→ WHAT THIS TASK INVOLVES
Your output must be the lines below from the line containing "Rebuild this chart" to the line containing "TXT = '#262626'", both lines included, reproduced exactly and without pictures.

Rows from a dataset:
_ _ _

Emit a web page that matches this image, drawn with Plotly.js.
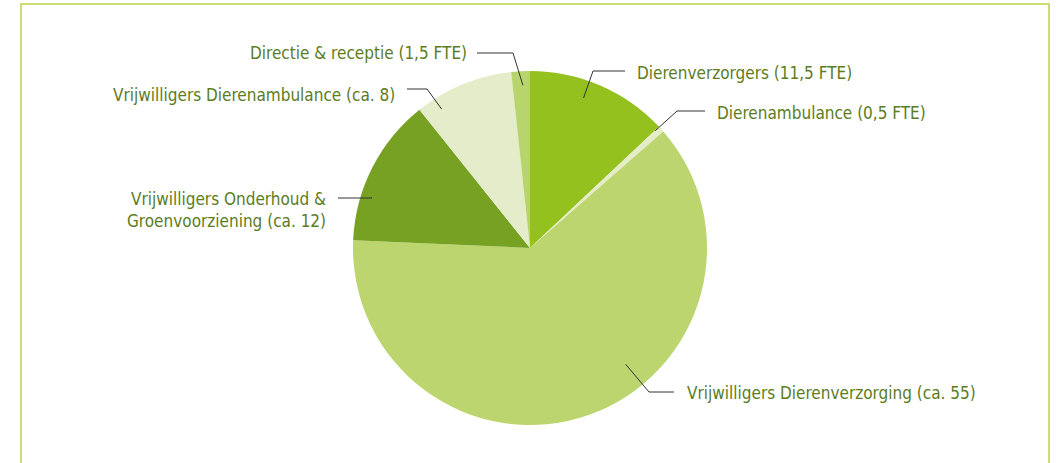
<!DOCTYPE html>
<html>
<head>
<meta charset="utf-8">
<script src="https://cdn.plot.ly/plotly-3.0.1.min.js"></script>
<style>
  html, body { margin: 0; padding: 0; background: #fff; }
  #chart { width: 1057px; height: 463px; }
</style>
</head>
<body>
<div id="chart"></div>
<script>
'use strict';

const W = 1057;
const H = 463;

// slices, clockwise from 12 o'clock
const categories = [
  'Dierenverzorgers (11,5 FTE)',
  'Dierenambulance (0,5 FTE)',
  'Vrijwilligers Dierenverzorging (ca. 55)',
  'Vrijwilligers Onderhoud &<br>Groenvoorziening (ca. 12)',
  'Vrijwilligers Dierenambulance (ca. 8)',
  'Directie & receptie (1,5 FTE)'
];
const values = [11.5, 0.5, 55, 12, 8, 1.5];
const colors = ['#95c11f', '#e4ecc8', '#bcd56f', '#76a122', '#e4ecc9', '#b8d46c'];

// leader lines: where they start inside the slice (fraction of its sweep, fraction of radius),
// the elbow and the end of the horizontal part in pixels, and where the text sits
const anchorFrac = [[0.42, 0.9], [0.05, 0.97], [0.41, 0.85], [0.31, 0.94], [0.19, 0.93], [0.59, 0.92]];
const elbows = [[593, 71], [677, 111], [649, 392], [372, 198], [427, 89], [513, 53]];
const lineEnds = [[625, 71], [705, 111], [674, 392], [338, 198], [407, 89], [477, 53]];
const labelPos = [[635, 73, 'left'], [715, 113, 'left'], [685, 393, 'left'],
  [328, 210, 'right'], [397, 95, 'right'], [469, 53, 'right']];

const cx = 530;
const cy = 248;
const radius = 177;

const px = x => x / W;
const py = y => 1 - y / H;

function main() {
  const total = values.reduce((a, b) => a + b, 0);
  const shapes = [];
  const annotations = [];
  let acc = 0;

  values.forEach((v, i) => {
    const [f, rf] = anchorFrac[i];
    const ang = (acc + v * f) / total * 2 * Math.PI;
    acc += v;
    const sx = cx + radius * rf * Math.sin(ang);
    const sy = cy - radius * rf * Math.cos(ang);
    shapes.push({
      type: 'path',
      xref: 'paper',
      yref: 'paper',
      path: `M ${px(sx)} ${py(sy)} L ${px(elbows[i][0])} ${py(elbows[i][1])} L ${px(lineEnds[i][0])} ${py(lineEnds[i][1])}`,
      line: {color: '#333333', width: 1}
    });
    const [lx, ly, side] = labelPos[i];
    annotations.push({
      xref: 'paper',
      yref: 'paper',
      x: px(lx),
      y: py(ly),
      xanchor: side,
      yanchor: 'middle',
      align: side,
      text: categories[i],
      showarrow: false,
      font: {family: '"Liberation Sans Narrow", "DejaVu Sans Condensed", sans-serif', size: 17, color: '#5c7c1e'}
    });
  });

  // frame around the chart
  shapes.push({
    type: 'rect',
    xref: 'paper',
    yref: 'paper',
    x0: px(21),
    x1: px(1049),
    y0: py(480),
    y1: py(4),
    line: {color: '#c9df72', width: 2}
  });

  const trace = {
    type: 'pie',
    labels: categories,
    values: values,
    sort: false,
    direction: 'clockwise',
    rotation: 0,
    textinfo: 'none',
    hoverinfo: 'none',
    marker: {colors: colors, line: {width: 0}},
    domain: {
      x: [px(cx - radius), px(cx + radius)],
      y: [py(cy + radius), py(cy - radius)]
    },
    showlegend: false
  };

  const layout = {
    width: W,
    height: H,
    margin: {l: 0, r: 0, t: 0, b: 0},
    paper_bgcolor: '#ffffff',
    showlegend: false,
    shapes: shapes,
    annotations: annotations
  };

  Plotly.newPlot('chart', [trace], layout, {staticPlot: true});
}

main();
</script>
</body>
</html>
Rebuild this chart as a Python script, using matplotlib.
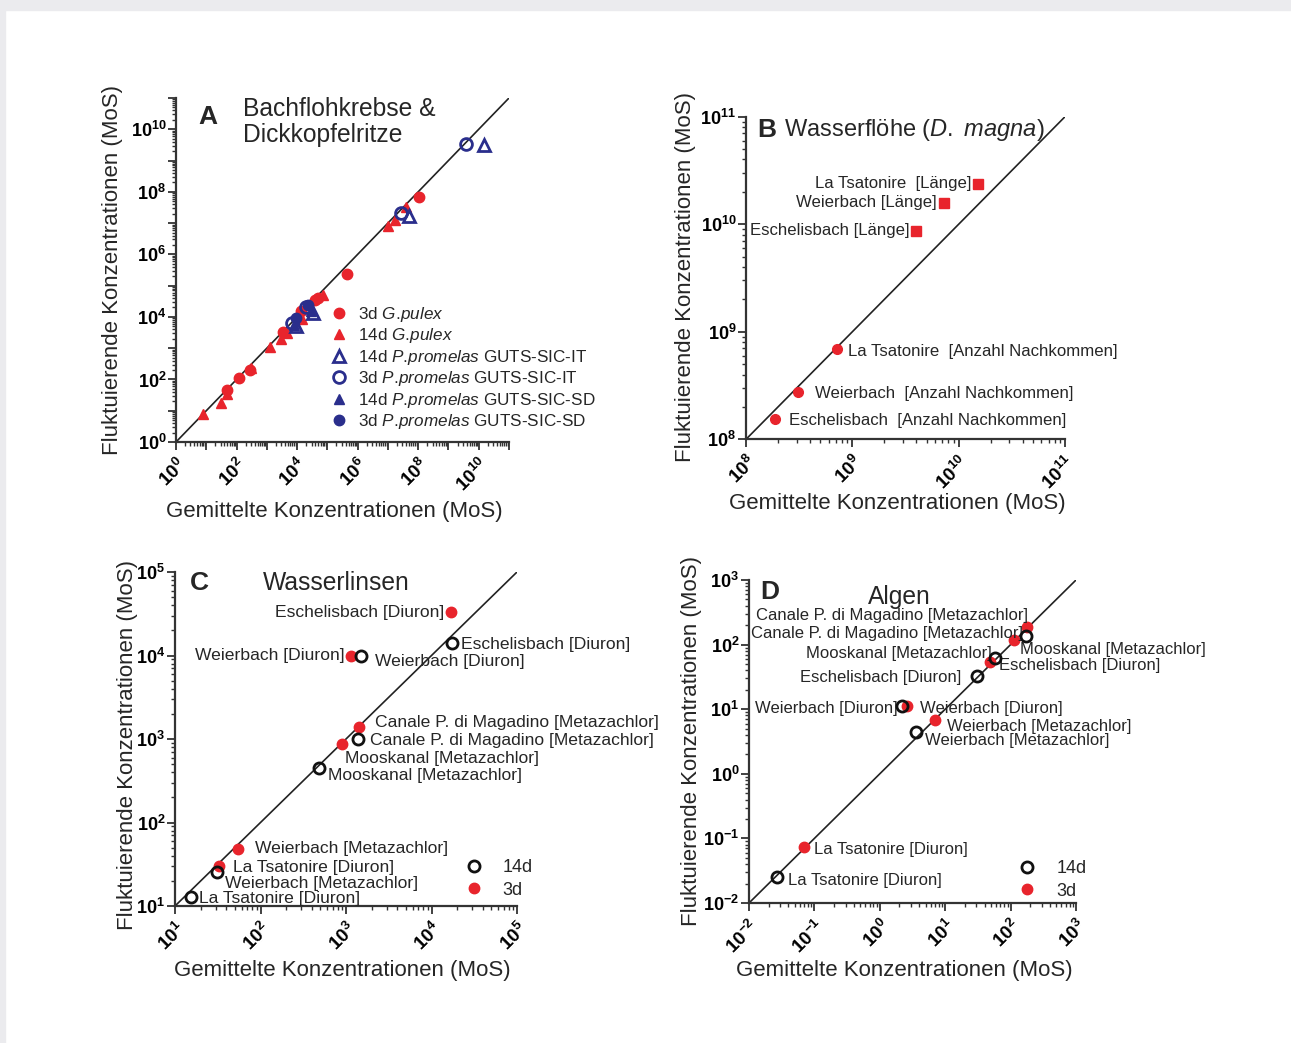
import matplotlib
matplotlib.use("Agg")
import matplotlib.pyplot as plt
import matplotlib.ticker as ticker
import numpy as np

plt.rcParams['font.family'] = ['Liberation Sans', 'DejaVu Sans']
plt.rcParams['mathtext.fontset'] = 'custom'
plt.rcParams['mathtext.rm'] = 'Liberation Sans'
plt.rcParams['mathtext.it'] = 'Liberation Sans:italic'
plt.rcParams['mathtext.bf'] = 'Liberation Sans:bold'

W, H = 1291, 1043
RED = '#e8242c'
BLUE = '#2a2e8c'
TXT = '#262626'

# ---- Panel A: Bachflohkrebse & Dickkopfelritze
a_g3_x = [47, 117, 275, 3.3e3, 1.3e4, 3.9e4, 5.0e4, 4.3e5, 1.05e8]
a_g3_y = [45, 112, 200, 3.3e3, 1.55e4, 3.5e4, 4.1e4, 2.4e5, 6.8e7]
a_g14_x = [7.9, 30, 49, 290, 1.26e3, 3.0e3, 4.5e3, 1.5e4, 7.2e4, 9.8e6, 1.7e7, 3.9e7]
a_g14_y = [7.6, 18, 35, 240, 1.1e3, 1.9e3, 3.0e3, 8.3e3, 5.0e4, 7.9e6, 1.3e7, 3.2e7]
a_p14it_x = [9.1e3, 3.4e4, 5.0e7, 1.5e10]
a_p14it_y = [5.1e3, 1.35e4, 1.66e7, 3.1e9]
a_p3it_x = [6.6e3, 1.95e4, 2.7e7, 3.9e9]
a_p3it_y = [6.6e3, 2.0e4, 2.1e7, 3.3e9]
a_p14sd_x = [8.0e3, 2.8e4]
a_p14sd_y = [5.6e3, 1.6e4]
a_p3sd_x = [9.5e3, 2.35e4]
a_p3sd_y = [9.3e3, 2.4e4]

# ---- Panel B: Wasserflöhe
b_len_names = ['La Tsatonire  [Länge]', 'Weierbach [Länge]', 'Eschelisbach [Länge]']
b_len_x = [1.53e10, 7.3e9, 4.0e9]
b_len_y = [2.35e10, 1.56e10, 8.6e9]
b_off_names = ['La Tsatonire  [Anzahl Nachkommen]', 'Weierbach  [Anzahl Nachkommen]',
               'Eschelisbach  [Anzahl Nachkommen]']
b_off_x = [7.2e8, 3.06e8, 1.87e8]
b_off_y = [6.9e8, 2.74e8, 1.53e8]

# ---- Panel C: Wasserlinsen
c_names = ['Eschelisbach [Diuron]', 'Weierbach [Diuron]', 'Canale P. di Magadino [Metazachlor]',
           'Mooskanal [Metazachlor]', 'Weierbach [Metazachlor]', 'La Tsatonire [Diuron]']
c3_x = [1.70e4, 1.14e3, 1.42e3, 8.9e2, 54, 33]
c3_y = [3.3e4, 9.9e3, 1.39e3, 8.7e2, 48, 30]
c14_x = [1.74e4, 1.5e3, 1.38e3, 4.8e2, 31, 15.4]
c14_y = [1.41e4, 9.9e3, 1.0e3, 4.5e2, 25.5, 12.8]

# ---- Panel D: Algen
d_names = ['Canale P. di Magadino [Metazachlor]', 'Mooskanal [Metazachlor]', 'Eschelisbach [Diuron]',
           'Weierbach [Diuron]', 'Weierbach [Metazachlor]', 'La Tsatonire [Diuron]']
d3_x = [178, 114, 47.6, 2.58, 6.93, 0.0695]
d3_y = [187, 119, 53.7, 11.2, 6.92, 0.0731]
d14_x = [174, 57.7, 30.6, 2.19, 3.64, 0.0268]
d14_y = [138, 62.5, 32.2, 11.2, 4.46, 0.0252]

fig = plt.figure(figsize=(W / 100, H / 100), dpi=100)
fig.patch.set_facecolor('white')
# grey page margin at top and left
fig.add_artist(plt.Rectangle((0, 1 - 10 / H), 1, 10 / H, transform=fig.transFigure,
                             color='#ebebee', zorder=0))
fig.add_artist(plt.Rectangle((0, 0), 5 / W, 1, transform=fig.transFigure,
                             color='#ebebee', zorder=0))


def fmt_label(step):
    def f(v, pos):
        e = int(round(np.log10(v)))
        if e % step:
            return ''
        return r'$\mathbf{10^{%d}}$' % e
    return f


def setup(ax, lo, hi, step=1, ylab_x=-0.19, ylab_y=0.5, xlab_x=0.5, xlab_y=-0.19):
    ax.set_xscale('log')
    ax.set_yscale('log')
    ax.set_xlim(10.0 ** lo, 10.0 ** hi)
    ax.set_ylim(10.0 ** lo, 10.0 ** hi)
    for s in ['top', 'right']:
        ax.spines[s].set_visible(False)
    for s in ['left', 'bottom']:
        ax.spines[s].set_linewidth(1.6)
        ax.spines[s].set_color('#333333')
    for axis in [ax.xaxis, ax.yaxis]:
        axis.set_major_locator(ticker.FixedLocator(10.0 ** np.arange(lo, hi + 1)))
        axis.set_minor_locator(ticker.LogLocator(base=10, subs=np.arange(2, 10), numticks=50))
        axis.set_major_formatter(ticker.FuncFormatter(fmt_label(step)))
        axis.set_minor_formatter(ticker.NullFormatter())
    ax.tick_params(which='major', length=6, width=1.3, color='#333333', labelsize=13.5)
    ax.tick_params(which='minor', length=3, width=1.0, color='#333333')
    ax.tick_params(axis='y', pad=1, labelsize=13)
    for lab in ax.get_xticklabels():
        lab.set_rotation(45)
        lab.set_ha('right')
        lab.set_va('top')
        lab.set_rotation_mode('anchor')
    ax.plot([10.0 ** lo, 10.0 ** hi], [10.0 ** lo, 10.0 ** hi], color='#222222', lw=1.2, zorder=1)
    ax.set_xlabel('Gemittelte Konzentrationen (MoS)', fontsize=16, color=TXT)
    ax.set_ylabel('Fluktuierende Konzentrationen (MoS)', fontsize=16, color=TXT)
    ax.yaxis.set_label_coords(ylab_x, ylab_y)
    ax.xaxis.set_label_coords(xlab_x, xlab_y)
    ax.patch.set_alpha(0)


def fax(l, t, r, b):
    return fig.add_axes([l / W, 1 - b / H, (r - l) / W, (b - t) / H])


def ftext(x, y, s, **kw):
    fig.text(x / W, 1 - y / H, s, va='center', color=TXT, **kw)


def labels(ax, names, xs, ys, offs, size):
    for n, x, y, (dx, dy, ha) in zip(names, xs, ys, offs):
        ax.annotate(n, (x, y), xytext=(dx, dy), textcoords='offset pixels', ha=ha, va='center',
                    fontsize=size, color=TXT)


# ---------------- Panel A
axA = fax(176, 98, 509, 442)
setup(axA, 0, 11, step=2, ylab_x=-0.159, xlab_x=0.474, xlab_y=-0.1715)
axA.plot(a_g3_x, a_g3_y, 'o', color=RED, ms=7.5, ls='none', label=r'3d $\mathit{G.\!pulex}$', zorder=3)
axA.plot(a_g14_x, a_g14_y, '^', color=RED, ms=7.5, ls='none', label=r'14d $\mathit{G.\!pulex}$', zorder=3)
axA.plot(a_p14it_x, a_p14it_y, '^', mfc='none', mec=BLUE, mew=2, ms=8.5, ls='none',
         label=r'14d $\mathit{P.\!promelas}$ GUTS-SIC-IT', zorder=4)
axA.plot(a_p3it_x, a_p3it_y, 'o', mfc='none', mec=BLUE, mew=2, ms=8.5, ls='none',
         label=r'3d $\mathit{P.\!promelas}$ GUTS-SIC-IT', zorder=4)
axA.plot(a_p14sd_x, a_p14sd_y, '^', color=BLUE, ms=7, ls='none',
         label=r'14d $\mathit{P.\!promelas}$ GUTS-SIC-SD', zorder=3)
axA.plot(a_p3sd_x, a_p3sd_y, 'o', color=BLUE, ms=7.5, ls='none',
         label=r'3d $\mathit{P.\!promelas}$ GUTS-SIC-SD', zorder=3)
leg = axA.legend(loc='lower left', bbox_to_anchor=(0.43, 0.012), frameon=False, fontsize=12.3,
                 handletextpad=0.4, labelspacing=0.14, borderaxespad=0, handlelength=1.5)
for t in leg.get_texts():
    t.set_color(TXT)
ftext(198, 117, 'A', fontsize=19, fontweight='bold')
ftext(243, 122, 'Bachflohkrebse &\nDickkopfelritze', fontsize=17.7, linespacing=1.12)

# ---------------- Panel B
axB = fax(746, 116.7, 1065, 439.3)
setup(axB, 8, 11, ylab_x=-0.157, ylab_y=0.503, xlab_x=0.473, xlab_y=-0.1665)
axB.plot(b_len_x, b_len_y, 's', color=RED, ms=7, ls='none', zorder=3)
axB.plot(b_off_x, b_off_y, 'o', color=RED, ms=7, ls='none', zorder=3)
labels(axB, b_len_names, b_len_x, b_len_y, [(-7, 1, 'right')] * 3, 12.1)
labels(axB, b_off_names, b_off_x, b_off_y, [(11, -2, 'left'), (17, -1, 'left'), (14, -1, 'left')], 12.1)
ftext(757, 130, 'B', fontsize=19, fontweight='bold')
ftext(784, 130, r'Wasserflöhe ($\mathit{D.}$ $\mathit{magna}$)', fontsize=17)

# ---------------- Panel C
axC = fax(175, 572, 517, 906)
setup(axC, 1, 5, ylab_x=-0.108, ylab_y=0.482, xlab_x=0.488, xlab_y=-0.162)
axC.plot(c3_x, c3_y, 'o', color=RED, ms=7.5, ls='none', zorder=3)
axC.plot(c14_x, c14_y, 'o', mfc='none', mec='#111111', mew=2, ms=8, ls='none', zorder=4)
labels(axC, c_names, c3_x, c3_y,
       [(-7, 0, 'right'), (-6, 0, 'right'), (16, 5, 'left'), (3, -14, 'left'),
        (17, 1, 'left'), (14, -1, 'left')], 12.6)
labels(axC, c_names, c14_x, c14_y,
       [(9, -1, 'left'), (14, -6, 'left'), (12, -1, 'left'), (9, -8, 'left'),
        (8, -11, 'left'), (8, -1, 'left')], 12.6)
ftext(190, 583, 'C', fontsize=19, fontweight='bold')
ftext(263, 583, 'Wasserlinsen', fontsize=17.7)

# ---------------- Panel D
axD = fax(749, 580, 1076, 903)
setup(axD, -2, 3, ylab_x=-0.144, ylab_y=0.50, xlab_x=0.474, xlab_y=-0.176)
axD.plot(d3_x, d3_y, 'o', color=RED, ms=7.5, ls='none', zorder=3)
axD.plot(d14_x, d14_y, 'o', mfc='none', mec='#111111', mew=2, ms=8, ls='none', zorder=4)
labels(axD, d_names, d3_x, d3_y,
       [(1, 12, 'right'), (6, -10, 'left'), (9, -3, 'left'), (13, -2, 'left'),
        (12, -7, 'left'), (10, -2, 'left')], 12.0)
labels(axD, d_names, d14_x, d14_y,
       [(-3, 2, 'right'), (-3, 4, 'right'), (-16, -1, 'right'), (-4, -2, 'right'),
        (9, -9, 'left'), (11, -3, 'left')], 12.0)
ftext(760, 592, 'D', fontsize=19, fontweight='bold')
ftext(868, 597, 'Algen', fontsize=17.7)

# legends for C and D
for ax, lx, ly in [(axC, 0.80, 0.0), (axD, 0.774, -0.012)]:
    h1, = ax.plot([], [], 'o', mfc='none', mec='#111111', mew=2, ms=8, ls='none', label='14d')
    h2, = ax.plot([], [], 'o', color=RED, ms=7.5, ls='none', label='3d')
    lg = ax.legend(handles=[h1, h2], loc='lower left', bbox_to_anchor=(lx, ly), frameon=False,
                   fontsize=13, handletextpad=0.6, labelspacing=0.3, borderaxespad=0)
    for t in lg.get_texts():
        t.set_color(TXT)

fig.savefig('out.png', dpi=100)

_ _ _

→ ANSWER BELOW
Rebuild this chart as a Python script, using matplotlib.
import matplotlib
matplotlib.use("Agg")
import matplotlib.pyplot as plt
import matplotlib.ticker as ticker
import numpy as np

plt.rcParams['font.family'] = ['Liberation Sans', 'DejaVu Sans']
plt.rcParams['mathtext.fontset'] = 'custom'
plt.rcParams['mathtext.rm'] = 'Liberation Sans'
plt.rcParams['mathtext.it'] = 'Liberation Sans:italic'
plt.rcParams['mathtext.bf'] = 'Liberation Sans:bold'

W, H = 1291, 1043
RED = '#e8242c'
BLUE = '#2a2e8c'
TXT = '#262626'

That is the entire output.